■ Instructions to follow: Copy nothing but the text: reproduce each line of the listing exactly and leave the pictures out.

■ Source data:
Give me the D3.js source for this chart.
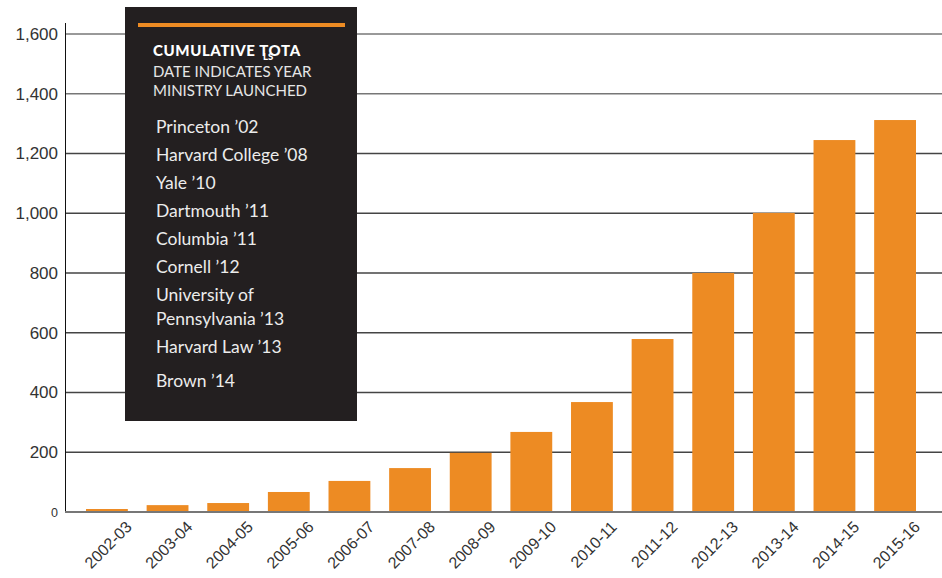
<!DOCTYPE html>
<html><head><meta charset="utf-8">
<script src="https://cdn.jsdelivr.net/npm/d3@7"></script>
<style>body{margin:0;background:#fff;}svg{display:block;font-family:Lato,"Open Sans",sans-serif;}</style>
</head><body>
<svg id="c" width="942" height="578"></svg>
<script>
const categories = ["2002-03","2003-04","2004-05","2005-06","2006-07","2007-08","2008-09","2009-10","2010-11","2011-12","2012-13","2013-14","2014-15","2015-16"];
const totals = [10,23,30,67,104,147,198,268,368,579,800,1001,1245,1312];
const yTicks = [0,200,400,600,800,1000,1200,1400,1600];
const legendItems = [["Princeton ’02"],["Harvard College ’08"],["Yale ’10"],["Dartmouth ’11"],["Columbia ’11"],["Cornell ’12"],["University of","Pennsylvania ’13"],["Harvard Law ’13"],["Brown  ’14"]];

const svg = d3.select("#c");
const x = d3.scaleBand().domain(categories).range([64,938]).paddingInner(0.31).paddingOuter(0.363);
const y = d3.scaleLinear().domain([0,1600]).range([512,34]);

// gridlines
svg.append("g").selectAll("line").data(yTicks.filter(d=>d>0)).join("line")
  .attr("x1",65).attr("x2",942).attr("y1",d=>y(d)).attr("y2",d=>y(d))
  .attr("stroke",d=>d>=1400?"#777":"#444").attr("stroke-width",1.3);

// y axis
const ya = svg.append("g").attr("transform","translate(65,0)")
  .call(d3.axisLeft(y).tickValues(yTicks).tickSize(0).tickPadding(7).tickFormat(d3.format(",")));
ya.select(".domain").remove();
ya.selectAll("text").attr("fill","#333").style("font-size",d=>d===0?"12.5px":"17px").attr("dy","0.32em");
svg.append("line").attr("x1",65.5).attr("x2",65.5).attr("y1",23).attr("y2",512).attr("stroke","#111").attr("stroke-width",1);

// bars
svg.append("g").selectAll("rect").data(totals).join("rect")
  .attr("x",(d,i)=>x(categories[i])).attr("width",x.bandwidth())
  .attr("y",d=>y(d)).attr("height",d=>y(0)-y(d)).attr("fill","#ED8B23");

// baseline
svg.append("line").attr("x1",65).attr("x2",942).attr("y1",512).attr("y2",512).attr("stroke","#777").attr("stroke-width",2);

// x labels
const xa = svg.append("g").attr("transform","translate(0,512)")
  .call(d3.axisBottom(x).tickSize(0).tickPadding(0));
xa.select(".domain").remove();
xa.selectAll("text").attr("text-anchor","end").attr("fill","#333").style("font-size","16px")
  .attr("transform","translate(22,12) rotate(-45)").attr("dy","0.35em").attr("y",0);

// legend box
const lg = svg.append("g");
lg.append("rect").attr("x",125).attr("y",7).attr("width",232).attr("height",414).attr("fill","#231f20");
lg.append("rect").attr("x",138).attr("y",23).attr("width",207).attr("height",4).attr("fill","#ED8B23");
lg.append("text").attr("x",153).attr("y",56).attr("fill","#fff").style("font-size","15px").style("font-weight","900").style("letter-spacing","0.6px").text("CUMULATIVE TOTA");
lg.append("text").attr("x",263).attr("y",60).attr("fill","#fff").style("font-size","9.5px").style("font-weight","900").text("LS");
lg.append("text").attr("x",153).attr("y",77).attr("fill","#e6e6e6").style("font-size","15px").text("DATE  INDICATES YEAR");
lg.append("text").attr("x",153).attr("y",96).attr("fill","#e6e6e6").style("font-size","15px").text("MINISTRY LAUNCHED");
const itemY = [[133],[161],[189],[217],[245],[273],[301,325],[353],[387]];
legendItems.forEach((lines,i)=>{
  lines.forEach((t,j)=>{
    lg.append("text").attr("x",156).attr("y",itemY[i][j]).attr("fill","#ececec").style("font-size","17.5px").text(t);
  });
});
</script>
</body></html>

■ Result of this task:
Give me the D3.js source for this chart.
<!DOCTYPE html>
<html><head><meta charset="utf-8">
<script src="https://cdn.jsdelivr.net/npm/d3@7"></script>
<style>body{margin:0;background:#fff;}svg{display:block;font-family:Lato,"Open Sans",sans-serif;}</style>
</head><body>
<svg id="c" width="942" height="578"></svg>
<script>
const categories = ["2002-03","2003-04","2004-05","2005-06","2006-07","2007-08","2008-09","2009-10","2010-11","2011-12","2012-13","2013-14","2014-15","2015-16"];
const totals = [10,23,30,67,104,147,198,268,368,579,800,1001,1245,1312];
const yTicks = [0,200,400,600,800,1000,1200,1400,1600];
const legendItems = [["Princeton ’02"],["Harvard College ’08"],["Yale ’10"],["Dartmouth ’11"],["Columbia ’11"],["Cornell ’12"],["University of","Pennsylvania ’13"],["Harvard Law ’13"],["Brown  ’14"]];

const svg = d3.select("#c");
const x = d3.scaleBand().domain(categories).range([64,938]).paddingInner(0.31).paddingOuter(0.363);
const y = d3.scaleLinear().domain([0,1600]).range([512,34]);

// gridlines
svg.append("g").selectAll("line").data(yTicks.filter(d=>d>0)).join("line")
  .attr("x1",65).attr("x2",942).attr("y1",d=>y(d)).attr("y2",d=>y(d))
  .attr("stroke",d=>d>=1400?"#777":"#444").attr("stroke-width",1.3);

// y axis
const ya = svg.append("g").attr("transform","translate(65,0)")
  .call(d3.axisLeft(y).tickValues(yTicks).tickSize(0).tickPadding(7).tickFormat(d3.format(",")));
ya.select(".domain").remove();
ya.selectAll("text").attr("fill","#333").style("font-size",d=>d===0?"12.5px":"17px").attr("dy","0.32em");
svg.append("line").attr("x1",65.5).attr("x2",65.5).attr("y1",23).attr("y2",512).attr("stroke","#111").attr("stroke-width",1);

// bars
svg.append("g").selectAll("rect").data(totals).join("rect")
  .attr("x",(d,i)=>x(categories[i])).attr("width",x.bandwidth())
  .attr("y",d=>y(d)).attr("height",d=>y(0)-y(d)).attr("fill","#ED8B23");

// baseline
svg.append("line").attr("x1",65).attr("x2",942).attr("y1",512).attr("y2",512).attr("stroke","#777").attr("stroke-width",2);

// x labels
const xa = svg.append("g").attr("transform","translate(0,512)")
  .call(d3.axisBottom(x).tickSize(0).tickPadding(0));
xa.select(".domain").remove();
xa.selectAll("text").attr("text-anchor","end").attr("fill","#333").style("font-size","16px")
  .attr("transform","translate(22,12) rotate(-45)").attr("dy","0.35em").attr("y",0);

// legend box
const lg = svg.append("g");
lg.append("rect").attr("x",125).attr("y",7).attr("width",232).attr("height",414).attr("fill","#231f20");
lg.append("rect").attr("x",138).attr("y",23).attr("width",207).attr("height",4).attr("fill","#ED8B23");
lg.append("text").attr("x",153).attr("y",56).attr("fill","#fff").style("font-size","15px").style("font-weight","900").style("letter-spacing","0.6px").text("CUMULATIVE TOTA");
lg.append("text").attr("x",263).attr("y",60).attr("fill","#fff").style("font-size","9.5px").style("font-weight","900").text("LS");
lg.append("text").attr("x",153).attr("y",77).attr("fill","#e6e6e6").style("font-size","15px").text("DATE  INDICATES YEAR");
lg.append("text").attr("x",153).attr("y",96).attr("fill","#e6e6e6").style("font-size","15px").text("MINISTRY LAUNCHED");
const itemY = [[133],[161],[189],[217],[245],[273],[301,325],[353],[387]];
legendItems.forEach((lines,i)=>{
  lines.forEach((t,j)=>{
    lg.append("text").attr("x",156).attr("y",itemY[i][j]).attr("fill","#ececec").style("font-size","17.5px").text(t);
  });
});
</script>
</body></html>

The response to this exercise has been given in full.